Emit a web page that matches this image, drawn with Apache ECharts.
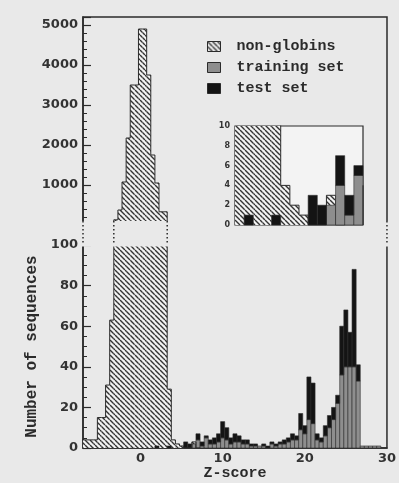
= = =
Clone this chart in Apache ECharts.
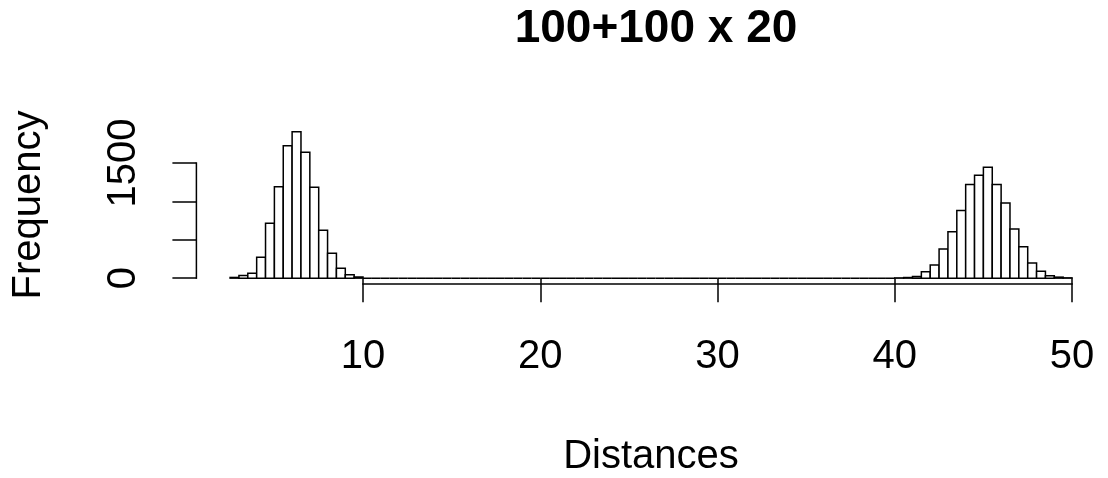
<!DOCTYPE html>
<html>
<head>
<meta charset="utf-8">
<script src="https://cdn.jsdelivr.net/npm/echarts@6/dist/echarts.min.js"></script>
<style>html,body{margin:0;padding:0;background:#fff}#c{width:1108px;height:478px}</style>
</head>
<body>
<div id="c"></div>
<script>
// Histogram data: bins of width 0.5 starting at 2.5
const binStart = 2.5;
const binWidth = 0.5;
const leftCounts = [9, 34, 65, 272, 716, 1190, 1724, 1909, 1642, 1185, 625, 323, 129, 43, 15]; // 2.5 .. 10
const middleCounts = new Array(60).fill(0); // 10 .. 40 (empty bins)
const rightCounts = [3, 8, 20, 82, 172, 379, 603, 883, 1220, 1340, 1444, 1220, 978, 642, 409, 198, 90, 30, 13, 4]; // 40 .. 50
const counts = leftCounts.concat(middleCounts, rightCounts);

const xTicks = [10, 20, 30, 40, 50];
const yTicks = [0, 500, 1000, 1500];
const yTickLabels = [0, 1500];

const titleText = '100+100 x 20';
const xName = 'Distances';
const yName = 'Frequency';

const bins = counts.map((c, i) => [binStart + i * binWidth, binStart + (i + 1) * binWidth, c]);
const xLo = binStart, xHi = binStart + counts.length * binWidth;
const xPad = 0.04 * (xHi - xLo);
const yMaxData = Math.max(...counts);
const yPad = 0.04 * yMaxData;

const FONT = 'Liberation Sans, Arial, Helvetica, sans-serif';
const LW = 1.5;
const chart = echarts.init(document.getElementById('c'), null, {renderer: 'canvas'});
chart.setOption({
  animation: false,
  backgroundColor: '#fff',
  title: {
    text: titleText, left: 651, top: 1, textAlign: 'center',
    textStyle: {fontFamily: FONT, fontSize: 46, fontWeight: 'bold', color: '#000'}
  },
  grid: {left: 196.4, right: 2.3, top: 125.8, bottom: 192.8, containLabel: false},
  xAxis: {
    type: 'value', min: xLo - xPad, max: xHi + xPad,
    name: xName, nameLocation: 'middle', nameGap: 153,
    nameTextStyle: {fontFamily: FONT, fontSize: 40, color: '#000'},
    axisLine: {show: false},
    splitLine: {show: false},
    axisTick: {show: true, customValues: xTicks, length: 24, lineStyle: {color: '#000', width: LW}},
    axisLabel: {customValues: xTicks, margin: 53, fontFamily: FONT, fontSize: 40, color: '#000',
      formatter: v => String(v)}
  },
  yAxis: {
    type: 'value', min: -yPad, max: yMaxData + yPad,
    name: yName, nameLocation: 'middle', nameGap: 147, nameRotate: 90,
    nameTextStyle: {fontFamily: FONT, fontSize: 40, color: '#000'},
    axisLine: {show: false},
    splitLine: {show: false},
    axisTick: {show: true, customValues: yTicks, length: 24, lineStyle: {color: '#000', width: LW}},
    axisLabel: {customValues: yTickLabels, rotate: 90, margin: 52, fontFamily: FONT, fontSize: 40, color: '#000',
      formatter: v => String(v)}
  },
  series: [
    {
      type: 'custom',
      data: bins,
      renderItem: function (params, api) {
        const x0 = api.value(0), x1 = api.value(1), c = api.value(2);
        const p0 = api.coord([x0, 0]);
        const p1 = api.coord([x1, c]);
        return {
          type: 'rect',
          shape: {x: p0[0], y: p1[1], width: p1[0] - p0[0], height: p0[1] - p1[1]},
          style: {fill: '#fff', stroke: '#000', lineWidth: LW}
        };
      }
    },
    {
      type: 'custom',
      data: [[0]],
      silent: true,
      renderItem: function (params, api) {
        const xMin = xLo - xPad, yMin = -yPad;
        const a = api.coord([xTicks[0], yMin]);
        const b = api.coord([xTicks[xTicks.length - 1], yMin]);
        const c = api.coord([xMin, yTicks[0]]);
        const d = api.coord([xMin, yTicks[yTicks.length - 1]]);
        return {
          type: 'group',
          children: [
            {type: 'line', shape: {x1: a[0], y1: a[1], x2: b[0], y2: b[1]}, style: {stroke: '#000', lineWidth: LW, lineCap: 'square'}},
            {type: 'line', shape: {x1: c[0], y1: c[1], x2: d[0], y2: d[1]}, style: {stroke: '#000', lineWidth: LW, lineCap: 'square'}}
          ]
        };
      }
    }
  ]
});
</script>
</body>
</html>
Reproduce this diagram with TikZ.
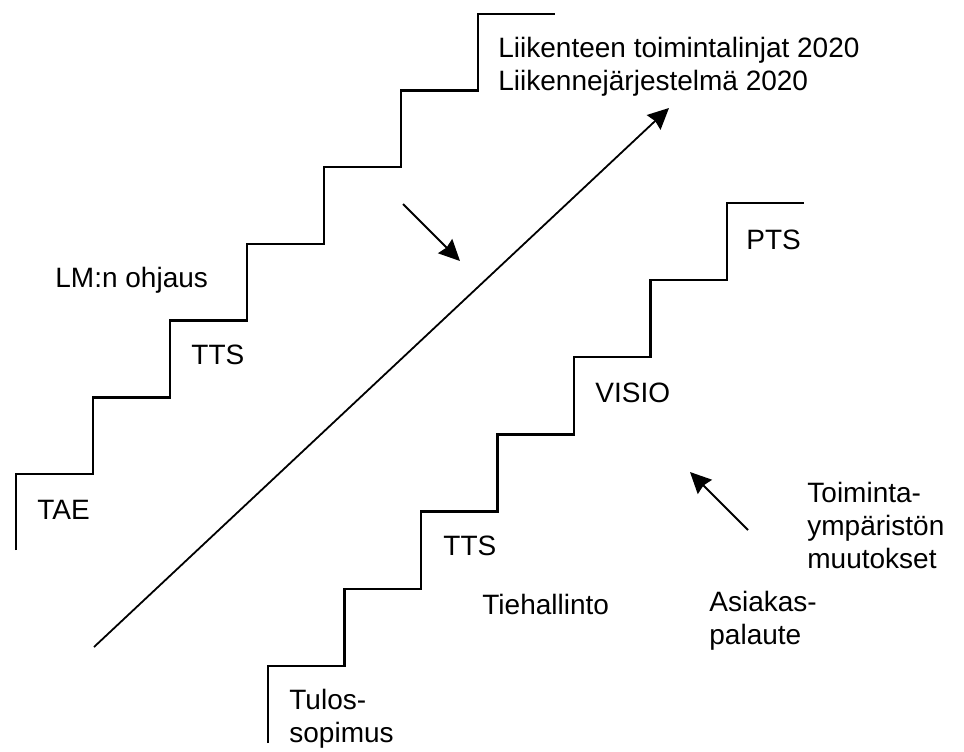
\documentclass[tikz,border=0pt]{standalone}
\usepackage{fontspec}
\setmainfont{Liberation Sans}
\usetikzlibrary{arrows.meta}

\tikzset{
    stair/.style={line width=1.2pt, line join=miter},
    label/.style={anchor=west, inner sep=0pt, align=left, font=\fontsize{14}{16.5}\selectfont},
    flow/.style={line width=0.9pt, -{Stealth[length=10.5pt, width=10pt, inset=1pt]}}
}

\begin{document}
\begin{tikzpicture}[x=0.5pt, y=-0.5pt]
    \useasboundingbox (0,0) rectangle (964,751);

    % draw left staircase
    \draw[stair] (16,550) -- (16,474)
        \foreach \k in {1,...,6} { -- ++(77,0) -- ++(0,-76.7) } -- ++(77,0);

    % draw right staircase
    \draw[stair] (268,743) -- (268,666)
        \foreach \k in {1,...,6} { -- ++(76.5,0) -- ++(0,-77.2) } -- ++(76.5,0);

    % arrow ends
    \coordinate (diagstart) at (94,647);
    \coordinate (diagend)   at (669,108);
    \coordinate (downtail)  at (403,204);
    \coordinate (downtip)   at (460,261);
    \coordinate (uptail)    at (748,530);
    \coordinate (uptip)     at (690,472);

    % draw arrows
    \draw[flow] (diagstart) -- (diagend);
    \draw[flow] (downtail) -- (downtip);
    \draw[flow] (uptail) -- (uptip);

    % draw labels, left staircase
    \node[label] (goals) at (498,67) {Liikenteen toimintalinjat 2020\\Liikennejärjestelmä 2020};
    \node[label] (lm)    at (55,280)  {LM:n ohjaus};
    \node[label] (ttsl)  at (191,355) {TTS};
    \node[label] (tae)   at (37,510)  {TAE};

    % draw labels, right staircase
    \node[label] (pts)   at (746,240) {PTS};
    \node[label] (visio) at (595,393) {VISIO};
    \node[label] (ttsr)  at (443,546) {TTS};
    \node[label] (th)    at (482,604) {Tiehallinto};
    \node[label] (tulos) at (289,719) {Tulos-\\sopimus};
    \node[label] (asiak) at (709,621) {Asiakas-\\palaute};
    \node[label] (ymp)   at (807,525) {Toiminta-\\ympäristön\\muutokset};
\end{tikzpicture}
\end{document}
= = =
◆ Task description
Lines of the listing that contain the word "this" are to be counted; report only their number.

◆ Written solution
3